Could you have envisioned yourself being “that” factory owner who, in an “aha” moment, decides to stop wasting an inexpensive and moldable lifesaving material on throw-away single-use clamshell packaging for toys and batteries and lettuce, and just figures out how to retrofit it to produce face shields?

A year ago, who could have guessed that we’d be told by experts there was a finite number of ventilators in the world, thereby forcing front line doctors to choose who among the sickest of their patients would get the chance to live… and who would die?

Is this death by a hundred thousand paper cuts?

Or is it a watershed moment for a generation… or two?

Would you accept as your fate that the best you could hope for would be to ride out this storm by sheltering in place and living off contact-less take-out while spending your days grinding away at your job remotely, praying that your company won’t go belly up before your rent is due, even with the $1,200 stipend the government has promised to pay every adult making less than $75,000 before our economy truly enters free-fall?

Or will you do what your generation has been trained to do best — and what past generations had figured out how to do – collaborate on group projects and attack a problem from all angles?

This is your time to harness the brainpower contained within your vast circle of worldwide friends and prove everyone wrong about what can and cannot be accomplished within a short amount of time when the private and public sectors, and the Democrats and Republicans, work together instead of butt heads.

Prove the government wrong! Prove the powerful wrong. Prove the doomsayers wrong. Prove all of us wrong. We need to be wrong because something is “just not right” about the way things are turning out right now for humanity on so many fronts.

Find the solutions to cure this disease, and others like it, because there will be others… Use your STEAM skills, Model UN skills and  Robotics Club skills to invent a better test kit, develop a vaccine, build a better ventilator. Share your solutions in the marketplace of ideas as an open source document, then challenge every one sitting at home and in empty corporate offices to join you.

Perhaps your talent lies in creating a diagnostic test that takes mere minutes to detect the antibodies to COVID-19, not hours or days. Wouldn’t that be something? In the process you will fail, but you must pick yourself up and persevere. Because just as you put your all into the initial problem and solved it, new ones will crop up… and humanity needs you to carry on, combat this monster, and slay the next.
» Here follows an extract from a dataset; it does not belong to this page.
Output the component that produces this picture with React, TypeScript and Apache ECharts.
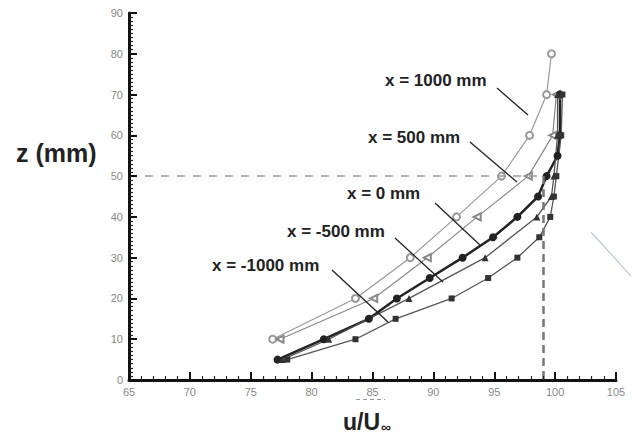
import React, { useEffect, useRef } from "react";
import * as echarts from "echarts";

// z (mm) heights and u/U∞ values (%) for each station
const z1000 = [10, 20, 30, 40, 50, 60, 70, 80];
const u1000 = [76.8, 83.6, 88.1, 91.9, 95.6, 97.9, 99.3, 99.7];
const z500 = [10, 20, 30, 40, 50, 60, 70];
const u500 = [77.4, 85.1, 89.5, 93.6, 97.8, 99.8, 100.1];
const z0 = [5, 10, 15, 20, 25, 30, 35, 40, 45, 50, 55, 60, 70];
const u0 = [77.2, 81.0, 84.7, 87.0, 89.7, 92.4, 94.9, 96.9, 98.6, 99.3, 100.2, 100.4, 100.4];
const zm500 = [5, 10, 20, 30, 40, 45, 50, 60, 70];
const um500 = [77.6, 81.4, 88.0, 94.25, 98.5, 99.7, 99.9, 100.2, 100.2];
const zm1000 = [5, 10, 15, 20, 25, 30, 35, 40, 45, 50, 60, 70];
const um1000 = [78.0, 83.6, 86.9, 91.5, 94.5, 96.9, 98.7, 99.6, 99.9, 100.1, 100.5, 100.6];

const labels = ["x = 1000 mm", "x = 500 mm", "x = 0 mm", "x = -500 mm", "x = -1000 mm"];
const refU = 99;
const refZ = 50;

const pair = (u: number[], z: number[]) => u.map((v, i) => [v, z[i]]);

const FONT = "Liberation Sans, Arial, sans-serif";

export default function App() {
  const ref = useRef<HTMLDivElement>(null);
  useEffect(() => {
    const chart = echarts.init(ref.current!, null, { renderer: "svg" });

    const labelPos = [
      [385, 80],
      [368, 137],
      [347, 193],
      [287, 231],
      [212, 265],
    ];
    const leaders = [
      [497, 88, 528, 115],
      [470, 142, 517, 182],
      [435, 203, 480, 245],
      [395, 238, 443, 282],
      [332, 270, 388, 322],
    ];

    const textItem = (x: number, y: number, text: string, size: number) => ({
      x,
      y,
      symbol: "circle",
      symbolSize: 0,
      itemStyle: { color: "transparent" },
      label: {
        show: true,
        position: "right",
        distance: 0,
        formatter: text,
        color: "#222",
        fontSize: size,
        fontWeight: "bold",
        fontFamily: FONT,
      },
    });

    const markPoints: any[] = labels.map((t, i) => textItem(labelPos[i][0], labelPos[i][1], t, 17));
    markPoints.push(textItem(16, 153, "z (mm)", 25));
    markPoints.push({
      x: 343,
      y: 422,
      symbol: "circle",
      symbolSize: 0,
      itemStyle: { color: "transparent" },
      label: {
        show: true,
        position: "right",
        distance: 0,
        formatter: "{a|u/U}{b|∞}",
        rich: {
          a: { fontSize: 23, fontWeight: "bold", fontFamily: FONT, color: "#222", verticalAlign: "bottom" },
          b: { fontSize: 14, fontWeight: "bold", fontFamily: FONT, color: "#222", verticalAlign: "bottom", padding: [0, 0, 0, 1] },
        },
      },
    });

    const lines: any[] = [
      [
        { coord: [65, refZ], lineStyle: { color: "#999", width: 1.5, type: [8, 8] } },
        { coord: [refU, refZ] },
      ],
      [
        { coord: [refU, refZ], lineStyle: { color: "#777", width: 2.5, type: [8, 5] } },
        { coord: [refU, 0] },
      ],
    ];
    leaders.forEach((l) => {
      lines.push([
        { x: l[0], y: l[1], lineStyle: { color: "#222", width: 1.3, type: "solid" } },
        { x: l[2], y: l[3] },
      ]);
    });
    lines.push([
      { x: 356, y: 399, lineStyle: { color: "#999", width: 1, type: [4, 3] } },
      { x: 385, y: 399 },
    ]);
    lines.push([
      { x: 591, y: 232, lineStyle: { color: "#b9c9d9", width: 1.2, type: "solid" } },
      { x: 631, y: 276 },
    ]);

    chart.setOption({
      animation: false,
      grid: { left: 129, top: 13, width: 487, height: 367 },
      xAxis: {
        type: "value",
        min: 65,
        max: 105,
        interval: 5,
        z: 20,
        axisLine: { show: true, onZero: false, lineStyle: { color: "#111", width: 3, opacity: 1 } },
        axisTick: { show: true, inside: true, length: 8, lineStyle: { color: "#111", width: 2, opacity: 1 } },
        minorTick: { show: true, splitNumber: 5, length: 4, lineStyle: { color: "#222", width: 1.2, opacity: 1 } },
        splitLine: { show: false },
        axisLabel: { color: "#888", fontSize: 11, fontFamily: FONT, margin: 6 },
      },
      yAxis: {
        type: "value",
        min: 0,
        max: 90,
        interval: 10,
        z: 20,
        axisLine: { show: true, onZero: false, lineStyle: { color: "#111", width: 3, opacity: 1 } },
        axisTick: { show: true, inside: true, length: 8, lineStyle: { color: "#111", width: 2, opacity: 1 } },
        minorTick: { show: true, splitNumber: 10, length: 4, lineStyle: { color: "#222", width: 1.2, opacity: 1 } },
        splitLine: { show: false },
        axisLabel: { color: "#888", fontSize: 11, fontFamily: FONT, margin: 6 },
      },
      series: [
        {
          name: labels[0],
          type: "line",
          data: pair(u1000, z1000),
          symbol: "emptyCircle",
          symbolSize: 7,
          lineStyle: { color: "#999", width: 1.2 },
          itemStyle: { color: "#999", borderColor: "#999", borderWidth: 1.5 },
        },
        {
          name: labels[1],
          type: "line",
          data: pair(u500, z500),
          symbol: "emptyTriangle",
          symbolSize: 7,
          symbolRotate: 90,
          lineStyle: { color: "#888", width: 1.2 },
          itemStyle: { color: "#888", borderColor: "#888", borderWidth: 1.5 },
        },
        {
          name: labels[2],
          type: "line",
          clip: false,
          data: pair(u0, z0),
          symbol: "circle",
          symbolSize: 8,
          lineStyle: { color: "#222", width: 2.5 },
          itemStyle: { color: "#222" },
          markLine: {
            silent: true,
            symbol: "none",
            label: { show: false },
            data: lines,
          },
          markPoint: {
            silent: true,
            data: markPoints,
          },
        },
        {
          name: labels[3],
          type: "line",
          data: pair(um500, zm500),
          symbol: "triangle",
          symbolSize: 7,
          lineStyle: { color: "#555", width: 1.3 },
          itemStyle: { color: "#333" },
        },
        {
          name: labels[4],
          type: "line",
          data: pair(um1000, zm1000),
          symbol: "rect",
          symbolSize: 6,
          lineStyle: { color: "#555", width: 1.3 },
          itemStyle: { color: "#333" },
        },
      ],
    });
    return () => chart.dispose();
  }, []);
  return (
    <div
      ref={ref}
      style={{ position: "absolute", left: 0, top: 0, width: 633, height: 440, background: "#fff" }}
    />
  );
}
So you say engineering is not your thing? No problem. There are so many other ways to contribute to the greater good of society. The true “gift” of this break from the rat race is the gift of time to really sit with your own thoughts and contemplate what your special contribution to this world will be. What will your legacy be? Only you can answer that question.

But we need each one of you to figure it out in relatively short order under trying circumstances. Your yet to be born grandkids will be grateful that you did.